The prisoners dilemma

A few weeks ago Taso (new fancy homepage), Tony and I organised the Sydney Theory Day. Among the invited speakers were Peter Bro Miltersen who gave a talk on "Names in boxes". The abstract of the talk can be found here. The short version is:

"The names of one hundred prisoners are placed in one hundred wooden boxes, one name to each box, and the boxes are lined up on a table in a room. One by one, the prisoners are led into the room; they may look into up to fifty of the boxes to try to find their own name but must leave the room exactly as it was. They are permitted no further communication after leaving the room.

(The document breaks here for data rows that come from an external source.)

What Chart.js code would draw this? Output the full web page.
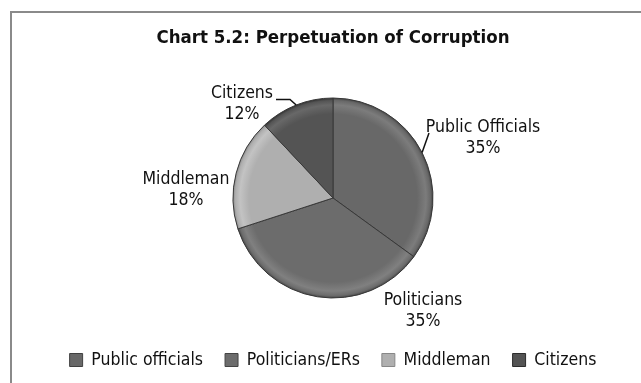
<!DOCTYPE html>
<html>
<head>
<meta charset="utf-8">
<script src="https://cdn.jsdelivr.net/npm/chart.js@4.4.0/dist/chart.umd.min.js"></script>
<style>
  html, body { margin: 0; padding: 0; background: #fff; }
</style>
</head>
<body>
<canvas id="pieChart" width="641" height="383"></canvas>
<script>
//データ
const categories = ['Public officials', 'Politicians/ERs', 'Middleman', 'Citizens'];
const sliceNames = ['Public Officials', 'Politicians', 'Middleman', 'Citizens'];
const shares = [35, 35, 18, 12];

//色
const sliceColors = ['#686868', '#6c6c6c', '#afafaf', '#545454'];
const narrowFont = "'Liberation Sans Narrow', 'DejaVu Sans Condensed', 'Arial Narrow', sans-serif";
const pieRadius = 100;

//ラベルの位置（中心からの距離、半径単位）
const labelPos = [[1.50, -0.60], [0.90, 1.13], [-1.47, -0.08], [-0.91, -0.94]];
const leaders = [[[0.96, -0.65]], null, null, [[-0.43, -0.985], [-0.57, -0.985]]];

function shade(hex, amt) {
  const n = parseInt(hex.slice(1), 16);
  const f = v => Math.max(0, Math.min(255, v + amt));
  const r = f(n >> 16), g = f((n >> 8) & 255), b = f(n & 255);
  return 'rgb(' + r + ',' + g + ',' + b + ')';
}

//立体っぽいグラデーション
function sliceFill(c) {
  const base = sliceColors[c.dataIndex];
  const area = c.chart.chartArea;
  if (!area) return base;
  const cx = (area.left + area.right) / 2;
  const cy = (area.top + area.bottom) / 2;
  const g = c.chart.ctx.createRadialGradient(cx, cy, 0, cx, cy, pieRadius);
  g.addColorStop(0, base);
  g.addColorStop(0.84, base);
  g.addColorStop(0.93, shade(base, 20));
  g.addColorStop(0.975, shade(base, 0));
  g.addColorStop(1, shade(base, -35));
  return g;
}

//枠線
const framePlugin = {
  id: 'frame',
  beforeDraw(chart) {
    const ctx = chart.ctx;
    ctx.save();
    ctx.fillStyle = '#fff';
    ctx.fillRect(0, 0, chart.width, chart.height);
    ctx.strokeStyle = '#8a8a8a';
    ctx.lineWidth = 2;
    ctx.beginPath();
    ctx.moveTo(11, chart.height);
    ctx.lineTo(11, 12);
    ctx.lineTo(chart.width, 12);
    ctx.stroke();
    ctx.restore();
  }
};

//スライスのラベルと引き出し線
const labelPlugin = {
  id: 'sliceLabels',
  afterDatasetsDraw(chart) {
    const ctx = chart.ctx;
    const arcs = chart.getDatasetMeta(0).data;
    const total = shares.reduce((a, b) => a + b, 0);
    ctx.save();
    ctx.font = '17.5px ' + narrowFont;
    ctx.fillStyle = '#111';
    ctx.textAlign = 'center';
    ctx.textBaseline = 'middle';
    arcs.forEach((arc, i) => {
      const r = arc.outerRadius;
      const lx = arc.x + labelPos[i][0] * r;
      const ly = arc.y + labelPos[i][1] * r;
      ctx.fillText(sliceNames[i], lx, ly - 10.5);
      ctx.fillText(Math.round(shares[i] / total * 100) + '%', lx, ly + 10.5);
      if (leaders[i]) {
        const mid = (arc.startAngle + arc.endAngle) / 2;
        ctx.beginPath();
        ctx.moveTo(arc.x + Math.cos(mid) * r, arc.y + Math.sin(mid) * r);
        leaders[i].forEach(p => ctx.lineTo(arc.x + p[0] * r, arc.y + p[1] * r));
        ctx.strokeStyle = '#111';
        ctx.lineWidth = 1.5;
        ctx.stroke();
      }
    });
    ctx.restore();
  }
};

let pieCtx = document.getElementById('pieChart');
let pieChart = new Chart(pieCtx, {
  type: 'pie',
  data: {
    labels: categories,
    datasets: [{
      data: shares,
      backgroundColor: sliceFill,
      borderColor: '#383838',
      borderWidth: 1,
    }],
  },
  options: {
    responsive: false,
    animation: false,
    radius: pieRadius,
    layout: { padding: { left: 25, right: 0, top: 0, bottom: 4.25 } },
    plugins: {
      title: {
        display: true,
        text: 'Chart 5.2: Perpetuation of Corruption',
        color: '#111',
        font: { family: narrowFont, size: 18.5, weight: 'bold' },
        padding: { top: 26.9, bottom: 17.65 },
      },
      legend: {
        position: 'bottom',
        labels: {
          color: '#111',
          font: { family: narrowFont, size: 17.5 },
          boxWidth: 13,
          boxHeight: 13,
          padding: 22,
          generateLabels: () => categories.map((name, i) => ({
            text: name,
            fillStyle: sliceColors[i],
            strokeStyle: shade(sliceColors[i], -40),
            lineWidth: 1,
            fontColor: '#111',
            hidden: false,
            index: i,
          })),
        },
      },
      tooltip: { enabled: false },
    },
  },
  plugins: [framePlugin, labelPlugin],
});
</script>
</body>
</html>
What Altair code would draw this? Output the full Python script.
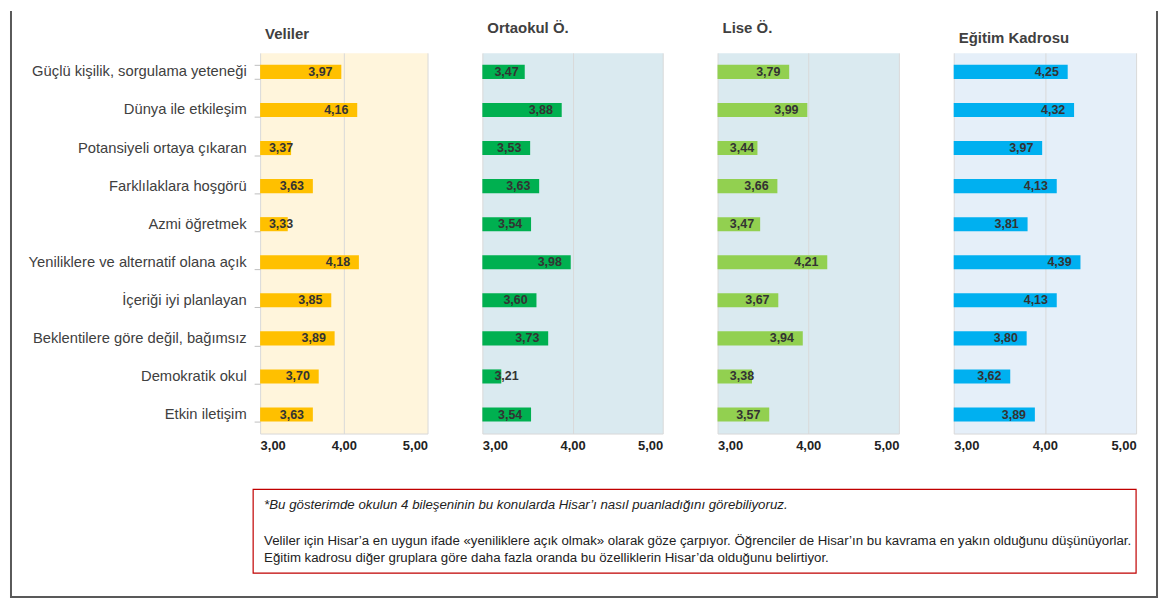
import altair as alt
import pandas as pd

FONT = "Liberation Sans"

categories = [
    "Güçlü kişilik, sorgulama yeteneği",
    "Dünya ile etkileşim",
    "Potansiyeli ortaya çıkaran",
    "Farklılaklara hoşgörü",
    "Azmi öğretmek",
    "Yeniliklere ve alternatif olana açık",
    "İçeriği iyi planlayan",
    "Beklentilere göre değil, bağımsız",
    "Demokratik okul",
    "Etkin iletişim",
]
veliler = [3.97, 4.16, 3.37, 3.63, 3.33, 4.18, 3.85, 3.89, 3.70, 3.63]
ortaokul = [3.47, 3.88, 3.53, 3.63, 3.54, 3.98, 3.60, 3.73, 3.21, 3.54]
lise = [3.79, 3.99, 3.44, 3.66, 3.47, 4.21, 3.67, 3.94, 3.38, 3.57]
egitim = [4.25, 4.32, 3.97, 4.13, 3.81, 4.39, 4.13, 3.80, 3.62, 3.89]

titles = ["Veliler", "Ortaokul Ö.", "Lise Ö.", "Eğitim Kadrosu"]
x_ticks = [3, 4, 5]

note_lines = [
    "*Bu gösterimde okulun 4 bileşeninin bu konularda Hisar’ı nasıl puanladığını görebiliyoruz.",
    "Veliler için Hisar’a en uygun ifade «yeniliklere açık olmak» olarak göze çarpıyor. Öğrenciler de Hisar’ın bu kavrama en yakın olduğunu düşünüyorlar.",
    "Eğitim kadrosu diğer gruplara göre daha fazla oranda bu özelliklerin Hisar’da olduğunu  belirtiyor.",
]


def panel(title, values, bar_color, bg, width, title_offset, show_y, extra=None):
    df = pd.DataFrame({"cat": categories, "v": values})
    base = alt.Chart(df)
    if show_y:
        yaxis = alt.Axis(
            labelFont=FONT, labelFontSize=14.8, labelColor="#404040",
            labelPadding=8, tickBand="extent", tickColor="#bfbfbf",
            tickSize=6, domain=False, labelLimit=320,
        )
    else:
        yaxis = None
    y = alt.Y("cat:N", sort=categories, title=None,
              scale=alt.Scale(paddingInner=0.63, paddingOuter=0.315),
              axis=yaxis)
    xaxis = alt.Axis(
        values=x_ticks,
        labelExpr="replace(format(datum.value, '.2f'), '.', ',')",
        grid=True, gridColor="#d9d9d9", domainColor="#d9d9d9",
        ticks=False, labelFlush=True, labelFontWeight="bold",
        labelFontSize=13, labelColor="#222222", labelFont=FONT,
        labelPadding=6,
    )
    xscale = alt.Scale(domain=[3, 5], zero=False, nice=False)
    bars = base.mark_bar(color=bar_color).encode(
        x=alt.X("v:Q", scale=xscale, axis=xaxis, title=None),
        x2=alt.datum(3),
        y=y,
    )
    labels = base.transform_calculate(
        lab="replace(format(datum.v, '.2f'), '.', ',')",
        pos="max(datum.v, 3.5)",
    ).mark_text(
        dx=-21, align="center", baseline="middle", fontWeight="bold",
        fontSize=12.5, color="#333333", font=FONT,
    ).encode(
        x=alt.X("pos:Q", scale=xscale, axis=xaxis, title=None),
        y=y,
        text="lab:N",
    )
    layers = [bars, labels]
    if extra:
        layers += extra
    props = dict(
        width=width, height=382,
        view=alt.ViewBackground(fill=bg, stroke="transparent"),
    )
    if title is not None:
        props["title"] = alt.TitleParams(
            title, anchor="start", dx=5, offset=title_offset, fontSize=15,
            fontWeight="bold", color="#404040", font=FONT,
        )
    return alt.layer(*layers).properties(**props)


deco_src = alt.Chart(alt.Data(values=[{}]))
FRAME = "#595959"
NOTE_SIZE = 13.3
deco = [
    deco_src.mark_rule(color=FRAME, strokeWidth=2).encode(
        x=alt.value(-250), y=alt.value(-42), y2=alt.value(547)),
    deco_src.mark_rule(color=FRAME, strokeWidth=2).encode(
        x=alt.value(900), y=alt.value(-42), y2=alt.value(547)),
    deco_src.mark_rule(color=FRAME, strokeWidth=2).encode(
        x=alt.value(-251), x2=alt.value(901), y=alt.value(546)),
    deco_src.mark_rect(fillOpacity=0, stroke="#C00000", strokeWidth=1.2).encode(
        x=alt.value(-7), x2=alt.value(879), y=alt.value(438), y2=alt.value(522)),
    deco_src.mark_text(align="left", baseline="alphabetic", fontSize=15,
                       fontWeight="bold", font=FONT, color="#404040").encode(
        x=alt.value(5), y=alt.value(-13.5), text=alt.value(titles[0])),
    deco_src.mark_text(align="left", baseline="middle", fontStyle="italic",
                       fontSize=NOTE_SIZE, font=FONT, color="#222222").encode(
        x=alt.value(4), y=alt.value(454), text=alt.value(note_lines[0])),
    deco_src.mark_text(align="left", baseline="middle",
                       fontSize=NOTE_SIZE, font=FONT, color="#222222").encode(
        x=alt.value(4), y=alt.value(490), text=alt.value(note_lines[1])),
    deco_src.mark_text(align="left", baseline="middle",
                       fontSize=NOTE_SIZE, font=FONT, color="#222222").encode(
        x=alt.value(4), y=alt.value(507), text=alt.value(note_lines[2])),
]

p1 = panel(None, veliler, "#FFC000", "#FFF5DC", 168, 13, True, deco)
p2 = panel(titles[1], ortaokul, "#00B050", "#DAEAF0", 181, 17, False)
p3 = panel(titles[2], lise, "#92D050", "#DAEAF0", 182, 17, False)
p4 = panel(titles[3], egitim, "#00B0F0", "#E5EFF9", 183, 7, False)

chart = alt.hconcat(p1, p2, p3, p4, spacing=55, bounds="flush", padding=0,
                    background="white")

chart.save("out.html", embed_options={"renderer": "svg", "actions": False})
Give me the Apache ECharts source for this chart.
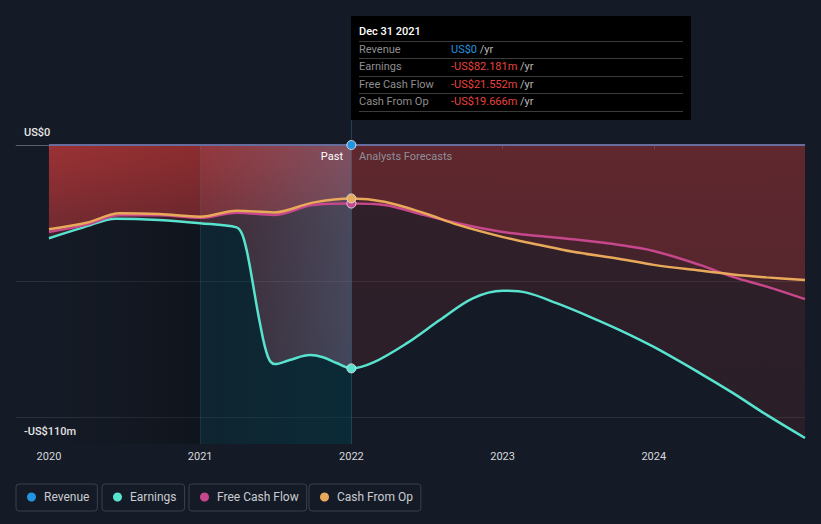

The prisoners have a chance to plot a strategy in advance and they are going to need it, because unless they all find their own names they will all be executed. There is a strategy that has a probability of success exceeding thirty percent - find it"

If each prisoner examines a random set of 50 boxes, their probability of survival is close to zero. It turns out that there is a very simple schedule that gives the prisoners a 30% chance of surviving. It sounds almost impossible but there's a simple proof that anyone can understand in "7 Puzzles You Think You Must Not Have Heard Correctly" by Peter Winkler.

This semester I've been teaching computational geometry at USyd and I find it hard to get them to properly understand the beauty of expected running times. However, this year I started the lecture by discussing the "Prisoners dilemma" for 20 minutes before I talked about the expected running time of low dimensional LP. And I really believe it had a positive effect. The students seemed to appreciate the simplicity of the arguments a bit more than usual.

Now the challenge is to find a puzzle like this for each lecture. Any tips?